Servers can be now depooled from pybal using conftool (https://wikitech.wikimedia.org/wiki/Conftool) as an external library.
So what scap should do when doing a rolling restart is something like:
# Get the list of all pooled servers, per datacenter, in api, rendering, jobrunners and apache
# create per-datacenter sets that will include not more than max(1,5%) of all servers in a cluster
# for each set:
# Depool all the servers. This can be done in parallel probably
# Wait N seconds (for now, in a not-too-distant future we'll have a way to verify depooling, but this is *good enough*)
# for each server: Restart HHVM, verify rendering works again (use the pybal proxyfecth url if possible), repool
This should prevent us from restarting servers while they're pooled and should minimize the number of 503s we'll see. The jobrunners might need some special handling though.
How to use conftool?
- Include the conftool puppet class. It still needs some work to be used in labs, where pybal is not present anyways...
- In your python program, it's as simple as:
from conftool import configuration, KVObject, node
c = configuration.get("/etc/conftool/config.yaml")

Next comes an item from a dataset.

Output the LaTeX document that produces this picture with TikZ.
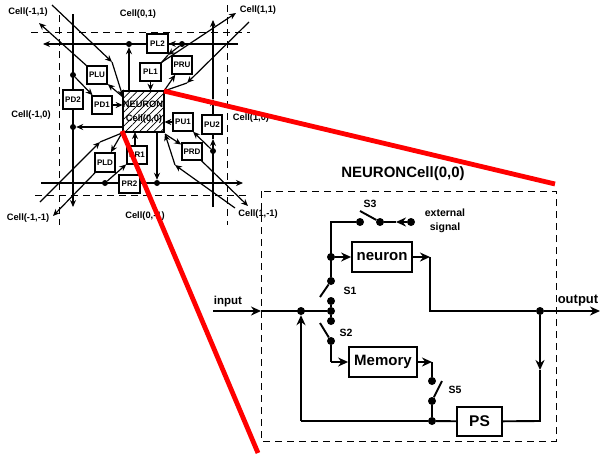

# For now you need to have the datacenter, cluster, servicename in order to find a node, it will be better
n = node.Node('eqiad', 'appserver', 'apache2', 'mw1019.eqiad.wmnet')
# Depool a node
n.pooled = "no"
# Pool the node again
n.pooled = "yes"
Since conftool has not been thought as an external library but as a specific set of tools, the api could be better, and we can work on it.